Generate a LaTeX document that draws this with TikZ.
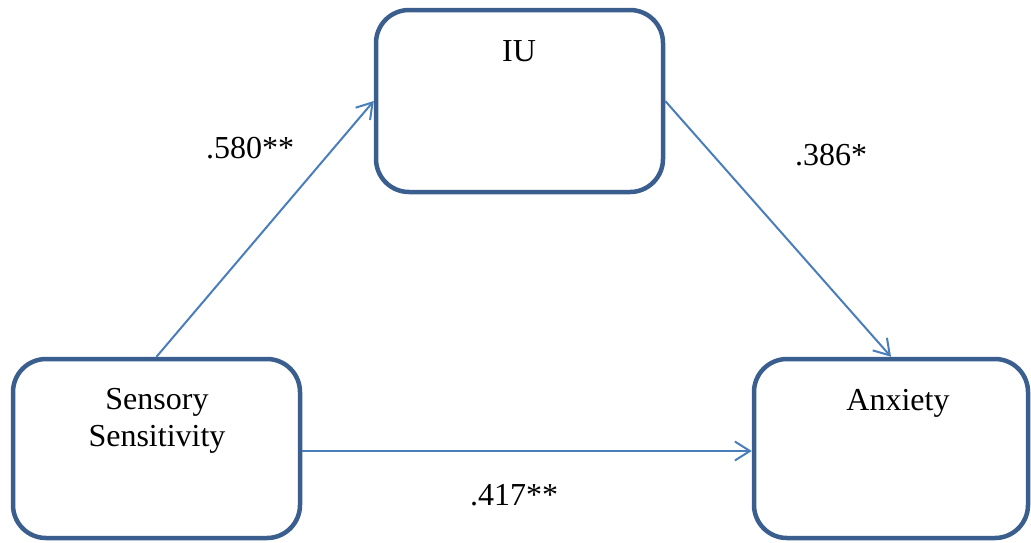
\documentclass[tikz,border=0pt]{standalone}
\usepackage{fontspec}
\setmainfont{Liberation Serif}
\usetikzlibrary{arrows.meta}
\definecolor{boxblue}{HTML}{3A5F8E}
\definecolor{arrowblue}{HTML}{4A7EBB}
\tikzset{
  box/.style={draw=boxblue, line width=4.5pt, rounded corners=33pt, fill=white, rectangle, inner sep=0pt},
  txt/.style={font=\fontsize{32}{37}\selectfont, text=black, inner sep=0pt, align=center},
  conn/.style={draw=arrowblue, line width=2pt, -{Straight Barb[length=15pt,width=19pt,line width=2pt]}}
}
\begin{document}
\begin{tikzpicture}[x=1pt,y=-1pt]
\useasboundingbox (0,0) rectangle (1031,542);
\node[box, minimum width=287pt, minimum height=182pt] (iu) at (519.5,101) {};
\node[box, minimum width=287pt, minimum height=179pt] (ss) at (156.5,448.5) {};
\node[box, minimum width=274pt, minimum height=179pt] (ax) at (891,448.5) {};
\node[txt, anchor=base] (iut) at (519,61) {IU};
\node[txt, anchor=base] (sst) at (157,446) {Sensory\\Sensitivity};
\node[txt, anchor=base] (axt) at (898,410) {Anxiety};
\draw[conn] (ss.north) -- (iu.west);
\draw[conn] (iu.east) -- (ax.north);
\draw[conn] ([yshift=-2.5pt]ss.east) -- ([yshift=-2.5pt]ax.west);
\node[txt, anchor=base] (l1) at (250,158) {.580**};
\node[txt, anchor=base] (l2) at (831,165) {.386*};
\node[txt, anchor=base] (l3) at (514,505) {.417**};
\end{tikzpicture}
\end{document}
-=-=-
▸ What needs to be done
Write out the listing above exactly as it stands, pictures excluded.

▸ Output of the task
Generate a LaTeX document that draws this with TikZ.
\documentclass[tikz,border=0pt]{standalone}
\usepackage{fontspec}
\setmainfont{Liberation Serif}
\usetikzlibrary{arrows.meta}
\definecolor{boxblue}{HTML}{3A5F8E}
\definecolor{arrowblue}{HTML}{4A7EBB}
\tikzset{
  box/.style={draw=boxblue, line width=4.5pt, rounded corners=33pt, fill=white, rectangle, inner sep=0pt},
  txt/.style={font=\fontsize{32}{37}\selectfont, text=black, inner sep=0pt, align=center},
  conn/.style={draw=arrowblue, line width=2pt, -{Straight Barb[length=15pt,width=19pt,line width=2pt]}}
}
\begin{document}
\begin{tikzpicture}[x=1pt,y=-1pt]
\useasboundingbox (0,0) rectangle (1031,542);
\node[box, minimum width=287pt, minimum height=182pt] (iu) at (519.5,101) {};
\node[box, minimum width=287pt, minimum height=179pt] (ss) at (156.5,448.5) {};
\node[box, minimum width=274pt, minimum height=179pt] (ax) at (891,448.5) {};
\node[txt, anchor=base] (iut) at (519,61) {IU};
\node[txt, anchor=base] (sst) at (157,446) {Sensory\\Sensitivity};
\node[txt, anchor=base] (axt) at (898,410) {Anxiety};
\draw[conn] (ss.north) -- (iu.west);
\draw[conn] (iu.east) -- (ax.north);
\draw[conn] ([yshift=-2.5pt]ss.east) -- ([yshift=-2.5pt]ax.west);
\node[txt, anchor=base] (l1) at (250,158) {.580**};
\node[txt, anchor=base] (l2) at (831,165) {.386*};
\node[txt, anchor=base] (l3) at (514,505) {.417**};
\end{tikzpicture}
\end{document}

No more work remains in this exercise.